James Webb Telescope; A Simple Introduction

For the past 30 years humans have been getting most of the visuals of space through the Hubble telescope. This masterpiece of engineering was launched back in 1990.

Hubble Space Telescope (Image: NASA)

It is a large and most versatile, renowned both as a vital research tool and a PR boon for astronomy. The Hubble telescope is named after astronomer Edwin Hubble and is one of NASA’s great observatories.

Here are some images taken by the mighty Hubble.

But as with most space projects there comes a time when they are decommissioned. They end up roaming around space with no proper trajectory or anyone that takes care of them.

The Hubble space telescope is set to be decommissioned somewhere between 2030 and 2040. We would obviously need a replacement for it to view our universe.

This is where the James Webb telescope comes in. It is planned to be a replacement for the hubble telescope. James Webb will be one of the greatest space projects in history.

James Webb telescope © NASA/Getty
James Webb Telescope (Image: Science Focus / NASA)

The James Webb telescope has been in development since 1996. It was initially scheduled for launch in 2007 with a 500 million dollar budget. But this budget gradually became a 10 billion dollar expense and even the launch time has been excessively delayed.

After it was completed in 2016 it’s extensive testing began and it was set to launch in 2018. It was delayed twice in 2018 and once in march of 2020. JWST is now scheduled for launch on the 31st of October 2021.

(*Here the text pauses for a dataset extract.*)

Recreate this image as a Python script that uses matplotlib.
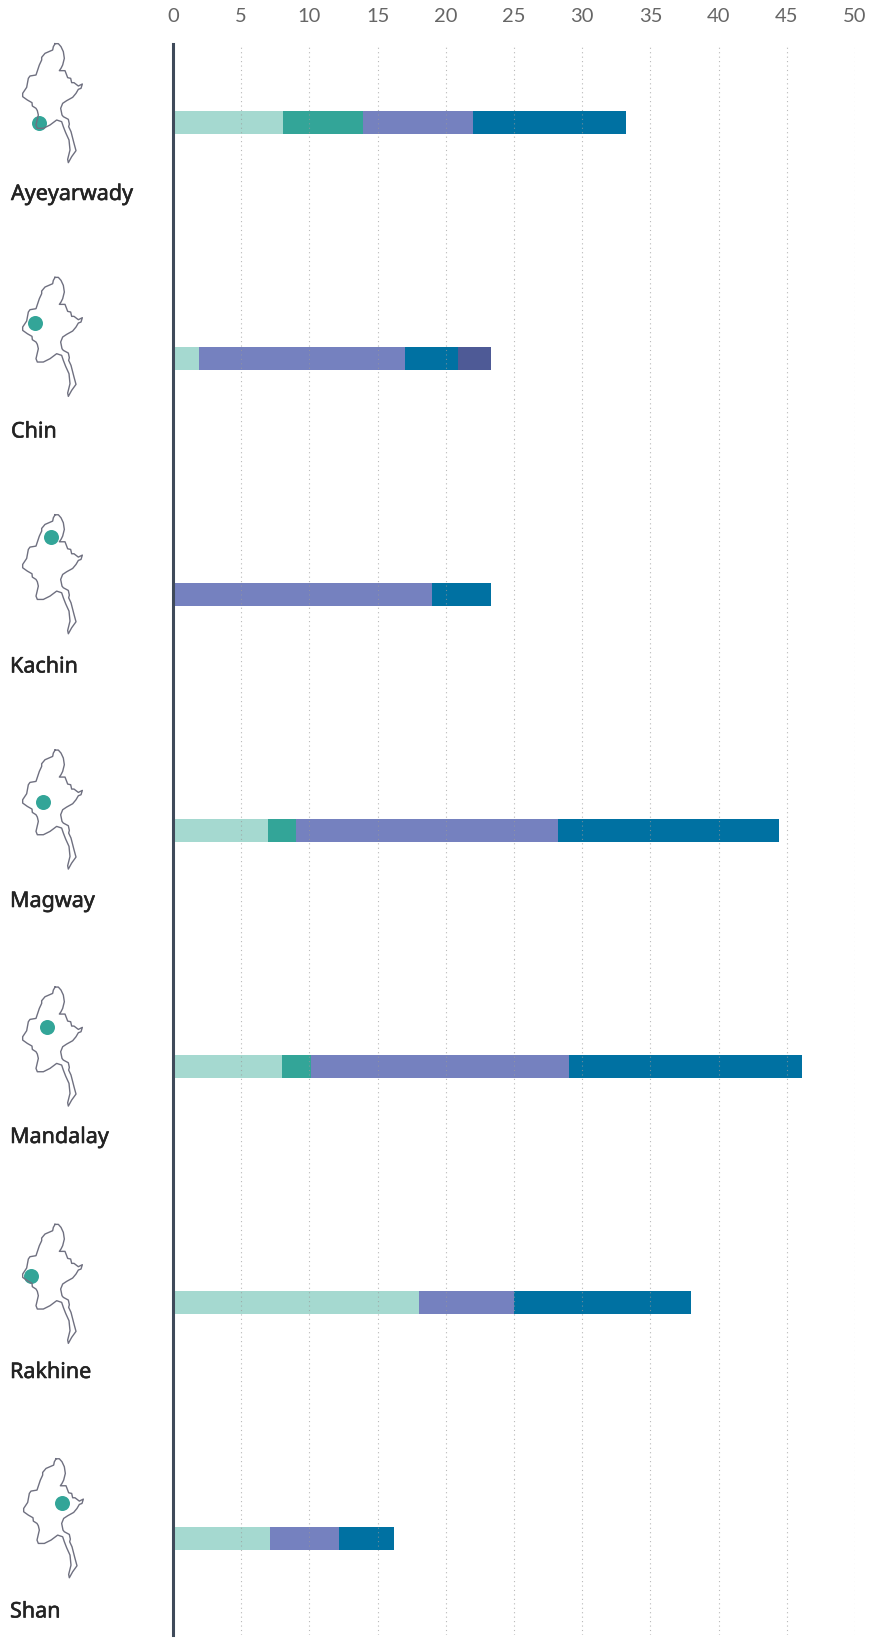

So why is The James Webb space telescope so important to us?

Well that is because it can see 13 billion years into the past and observe the formation of the very first galaxies and planets that formed approximately 100 million years after the big bang, it may also be able to discover alien life for the first time ever.

But how is it able to do all that?

Here’s how.

Well first of all it will keep its mirror at a temperature of minus 388 degrees Fahrenheit (minus 233 degrees Celsius). The cold and the telescope’s distance from the Earth will give The James Webb the precision to observe red-shifted light from the early universe. The James Webb Space Telescope will detect infrared light that is 400 times fainter than what current space-based telescopes can see.

The telescope’s segmented primary mirror is 21 feet (6.4 m) in diameter and consists of 18 hexagonal segments made from gold-plated beryllium. A secondary mirror reflects light from the primary mirror into the science instruments to help produce an image.

Size of mirror
Size Comparison of Hubble and James Webb mirrors. (Image: NASA/BBC)

The James Webb’s mirror dwarfs that of the Hubble Space Telescope, but has one-tenth the mass of the Hubble’s mirror. Each of the 18 beryllium mirror segments weighs 46 pounds (20 kilograms).

But how will we look into the past?

That is just simple physics.

Human eye can only see objects when the light reflected from those objects reaches it. Light takes a lot of time to travel through space to reach Earth. We see events like supernovas thousands of years after they have actually occurred. Hence the huge mirror is used to reflect the infrared and cosmic radiations into the secondary mirror. It further transmits them to the instruments that will produce the image.

Because the mirror is so huge it needs to be folded as it is transported in Ariane 5 spacecraft.

Ariane 5 Launch Vehicle (Image ARIANE SPACE)

Here is a video of the mirror folding:

The James Webb will travel for roughly 30 days to reach the orbital point. Orbital point is a gravitationally stable point about four times further from Earth than the moon. It will orbit around the Sun unlike the Hubble which orbits around the Earth. Unlike Hubble, Webb has not been designed to be serviced after launch. Astronauts will not visit it to repair and upgrade systems, as they did five times with the veteran space observatory.

“If we get to the point where we’re starting to run out of fuel, they might be able to mount a mission to go out and refuel The James Webb to keep it going”. NASA project manager Bill Ochs once told reporters.

The $10bn James Webb Space Telescope is a joint venture between the US, European and Canadian space agencies. Therefore is also a huge accomplishment in the engineering and space world.

Impression of James Webb mirrors drawn by an artist.
Artist: JOANNA BARNUM (Image Credits: Flicker and NASA)

This telescope will be in service for about 10 years but it could be longer than that. It will also be able to answer questions that are unanswered for decades. It will will provide humans with a different and more clearer perspective of our universe.